PolskaPielęgniarki do Ćwiąkalskiego: co z tym zagłuszaniem?

Pielęgniarki do Ćwiąkalskiego: co z tym zagłuszaniem?

Pielęgniarki, które w czerwcu ubiegłego roku
protestowały w kancelarii ówczesnego premiera Jarosława
Kaczyńskiego, domagają się od ministra sprawiedliwości Zbigniewa
Ćwiąkalskiego informacji o zagłuszaniu ich rozmów telefonicznych.

15.02.2008 | aktual.: 15.02.2008 13:13

Longina Kaczmarska z Zarządu Ogólnopolskiego Związku Zawodowego Pielęgniarek i Położnych poinformowała, że w sprawie zagłuszania rozmów skierowano pismo do ministra sprawiedliwości.

Chcemy uzyskać informacje na temat zagłuszania, ponieważ nas to bezpośrednio dotyczy. Chcemy wiedzieć, czy działanie sprzętu zagłuszającego rozmowy telefoniczne mogło zaszkodzić naszemu zdrowiu. Do tej pory docierają do nas jedynie doniesienia medialne. Prosimy, żeby pan minister udzielił nam informacji. Nie chcemy być przedmiotem rozgrywki kolejnych rządów - powiedziała Kaczmarska.

W poniedziałek minister Ćwiąkalski podkreślał w rozmowie z dziennikarzami, że jest prawdopodobne, iż zagłuszanie rozmów telefonicznych pielęgniarek w trakcie protestu w 2007 roku było niezgodne z prawem.

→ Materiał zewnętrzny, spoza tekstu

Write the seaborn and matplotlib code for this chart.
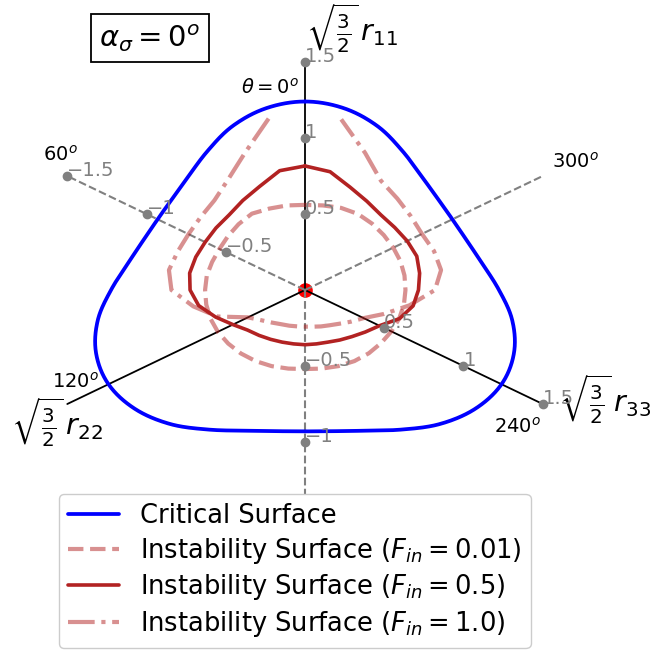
import numpy as np
import matplotlib
matplotlib.use("Agg")
import matplotlib.pyplot as plt
import seaborn as sns

sns.set_style("white")
plt.rcParams["font.family"] = ["DejaVu Sans"]
plt.rcParams["mathtext.fontset"] = "dejavusans"
plt.rcParams["text.color"] = "black"

# Lode angle grid in degrees (0 = +r11 axis, counter-clockwise)
theta_deg = list(range(0, 360, 10))

# Radius of the critical surface in the deviatoric plane
critical_r = [1.24, 1.215, 1.15, 1.06, 0.985, 0.943, 0.93, 0.943, 0.985, 1.06, 1.15, 1.215,
              1.24, 1.215, 1.15, 1.06, 0.985, 0.943, 0.93, 0.943, 0.985, 1.06, 1.15, 1.215,
              1.24, 1.215, 1.15, 1.06, 0.985, 0.943, 0.93, 0.943, 0.985, 1.06, 1.15, 1.215]

# Instability surface, F_in = 0.01
inst_001_r = [0.56, 0.565, 0.57, 0.58, 0.565, 0.55, 0.54, 0.54, 0.545, 0.546, 0.548, 0.55,
              0.55, 0.548, 0.545, 0.54, 0.533, 0.525, 0.52, 0.525, 0.533, 0.54, 0.543, 0.543,
              0.545, 0.548, 0.549, 0.549, 0.552, 0.555, 0.557, 0.562, 0.57, 0.578, 0.575, 0.565]

# Instability surface, F_in = 0.5
inst_05_r = [0.816, 0.797, 0.725, 0.68, 0.645, 0.635, 0.63, 0.635, 0.64, 0.628, 0.59, 0.52,
             0.455, 0.41, 0.39, 0.375, 0.365, 0.36, 0.36, 0.36, 0.365, 0.38, 0.40, 0.43,
             0.47, 0.55, 0.60, 0.62, 0.636, 0.65, 0.645, 0.64, 0.645, 0.675, 0.72, 0.79]

# Instability surface, F_in = 1.0 (no solution at theta = 0)
inst_10_theta = list(range(10, 360, 10))
inst_10_r = [1.145, 0.96, 0.84, 0.77, 0.745, 0.735, 0.74, 0.755, 0.73, 0.62, 0.51,
             0.36, 0.31, 0.28, 0.26, 0.25, 0.243, 0.241, 0.245, 0.255, 0.268, 0.29, 0.325,
             0.37, 0.46, 0.58, 0.71, 0.755, 0.75, 0.738, 0.755, 0.785, 0.83, 0.96, 1.14]

tick_vals_pos = [0.5, 1, 1.5]
tick_vals_neg = [-0.5, -1, -1.5]
tick_text_pos = ["0.5", "1", "1.5"]
tick_text_neg = ["\u22120.5", "\u22121", "\u22121.5"]

# pixel -> data mapping of the drawing area
SX, SY, CX, CY = 183.0, 152.0, 305.0, 290.0
W, H = 650, 652


def polar_xy(th_deg, r):
    th = np.radians(np.asarray(th_deg, dtype=float))
    r = np.asarray(r, dtype=float)
    return -r * np.sin(th), r * np.cos(th)


def px(xp, yp):
    return (xp - CX) / SX, (CY - yp) / SY


def smooth_closed(th_deg, r, n=24):
    """Periodic Catmull-Rom curve through (theta, r) samples."""
    th = np.asarray(th_deg, dtype=float)
    r = np.asarray(r, dtype=float)
    m = len(r)
    tt, rr = [], []
    for i in range(m):
        p0, p1, p2, p3 = r[(i - 1) % m], r[i], r[(i + 1) % m], r[(i + 2) % m]
        t = np.linspace(0, 1, n, endpoint=False)
        seg = 0.5 * ((2 * p1) + (-p0 + p2) * t + (2 * p0 - 5 * p1 + 4 * p2 - p3) * t ** 2
                     + (-p0 + 3 * p1 - 3 * p2 + p3) * t ** 3)
        tt.append(th[i] + 10.0 * t)
        rr.append(seg)
    tt = np.concatenate(tt + [[th[0] + 360.0]])
    rr = np.concatenate(rr + [[r[0]]])
    return tt, rr


fig = plt.figure(figsize=(W / 100, H / 100), dpi=100)
ax = fig.add_axes([0, 0, 1, 1])
ax.set_xlim(-CX / SX, (W - CX) / SX)
ax.set_ylim(-(H - CY) / SY, CY / SY)
ax.axis("off")

# centre marker
ax.plot([0], [0], "o", color="red", ms=9.5, zorder=1)

# positive axes (solid) and their negatives (dashed)
for ang in (0, 120, 240):
    x, y = polar_xy([ang, ang], [0, 1.5])
    ax.plot(x, y, color="black", lw=1.3, zorder=2)
for ang in (60, 180, 300):
    x, y = polar_xy([ang, ang], [0, 1.5])
    ax.plot(x, y, color="gray", lw=1.5, ls="--", zorder=2)

# curves
tt, rr = smooth_closed(theta_deg, critical_r)
x, y = polar_xy(tt, rr)
sns.lineplot(x=x, y=y, sort=False, estimator=None, color="blue", lw=2.7,
             label="Critical Surface", ax=ax, zorder=3)

x, y = polar_xy(theta_deg + [360], inst_001_r + inst_001_r[:1])
sns.lineplot(x=x, y=y, sort=False, estimator=None, color="firebrick", alpha=0.5, lw=3,
             ls="--", label=r"Instability Surface ($F_{in}=0.01$)", ax=ax, zorder=3)

x, y = polar_xy(theta_deg + [360], inst_05_r + inst_05_r[:1])
sns.lineplot(x=x, y=y, sort=False, estimator=None, color="firebrick", lw=2.6,
             label=r"Instability Surface ($F_{in}=0.5$)", ax=ax, zorder=3)

x, y = polar_xy(inst_10_theta, inst_10_r)
sns.lineplot(x=x, y=y, sort=False, estimator=None, color="firebrick", alpha=0.5, lw=3,
             ls="-.", label=r"Instability Surface ($F_{in}=1.0$)", ax=ax, zorder=3)

# axis ticks: dots with grey labels (r11 both ways, r33 both ways)
tick_sets = [
    (0, tick_vals_pos, tick_text_pos),
    (0, tick_vals_neg[:2], tick_text_neg[:2]),
    (240, tick_vals_neg, tick_text_neg),
    (240, tick_vals_pos, tick_text_pos),
]
for ang, vals, texts in tick_sets:
    x, y = polar_xy([ang] * len(vals), vals)
    ax.plot(x, y, "o", color="gray", ms=6, zorder=4)
    for xi, yi, s in zip(x, y, texts):
        ax.text(xi, yi, s, color="gray", fontsize=14, ha="left", va="baseline", zorder=4)

# axis names
lab = dict(fontsize=20.5, ha="center", va="center")
ax.text(*px(352, 28), r"$\sqrt{\frac{3}{2}}\,r_{11}$", **lab)
ax.text(*px(57, 422), r"$\sqrt{\frac{3}{2}}\,r_{22}$", **lab)
ax.text(*px(605, 399), r"$\sqrt{\frac{3}{2}}\,r_{33}$", **lab)

# Lode angle labels
ang_kw = dict(fontsize=14, ha="center", va="center")
ax.text(*px(270, 88), r"$\theta=0^o$", **ang_kw)
ax.text(*px(60, 155), r"$60^o$", **ang_kw)
ax.text(*px(76, 382), r"$120^o$", **ang_kw)
ax.text(*px(518, 427), r"$240^o$", **ang_kw)
ax.text(*px(576, 162), r"$300^o$", **ang_kw)

ax.text(*px(150, 38), r"$\alpha_\sigma = 0^o$", fontsize=21, ha="center", va="center",
        bbox=dict(boxstyle="square,pad=0.3", fc="white", ec="black", lw=1.3))

leg = ax.legend(loc="lower left", bbox_to_anchor=(59 / W, 4 / H), bbox_transform=fig.transFigure,
                borderaxespad=0, fontsize=18.5, framealpha=1, handlelength=2.0,
                labelspacing=0.26, borderpad=0.35)
for t in leg.get_texts():
    t.set_color("black")

fig.savefig("out.png", dpi=100)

Z kolei b. premier Jarosław Kaczyński ocenił w poniedziałek, że prokuratorskie śledztwo ws. zagłuszania rozmów pielęgniarek (sprawą zajmuje się Prokuratura Okręgowa Warszawa-Praga) podczas ich ubiegłorocznego protestu jest nadużyciem "samym w sobie". B. premier odmówił komentarza.

Według RMF FM, J. Kaczyński podpisał dokument dotyczący działań BOR wobec pielęgniarek okupujących siedzibę szefa rządu. Według ustaleń dziennikarzy RMF, w dokumencie nie pada słowo "zagłuszanie" - jest to polecenie służbowe premiera dla szefa BOR- u o podjęcie "działań w celu zabezpieczenia budynku w trakcie okupacji pielęgniarek, w tym działań, które zapewnią bezpieczeństwo teleinformatyczne".

Protest pielęgniarek rozpoczął się 19 czerwca, po kilkutysięcznej manifestacji pracowników ochrony zdrowia w Warszawie, którzy domagali się podwyżek płac i wzrostu nakładów na służbę zdrowia. Cztery pielęgniarki okupowały jedno z pomieszczeń kancelarii premiera, a przed budynkiem ich koleżanki rozbiły namioty, tworząc "białe miasteczko". Protest w budynku zakończył się 26 czerwca, gdy premier spotkał się z okupującymi, a likwidację "białego miasteczka" pielęgniarki ogłosiły 13 lipca.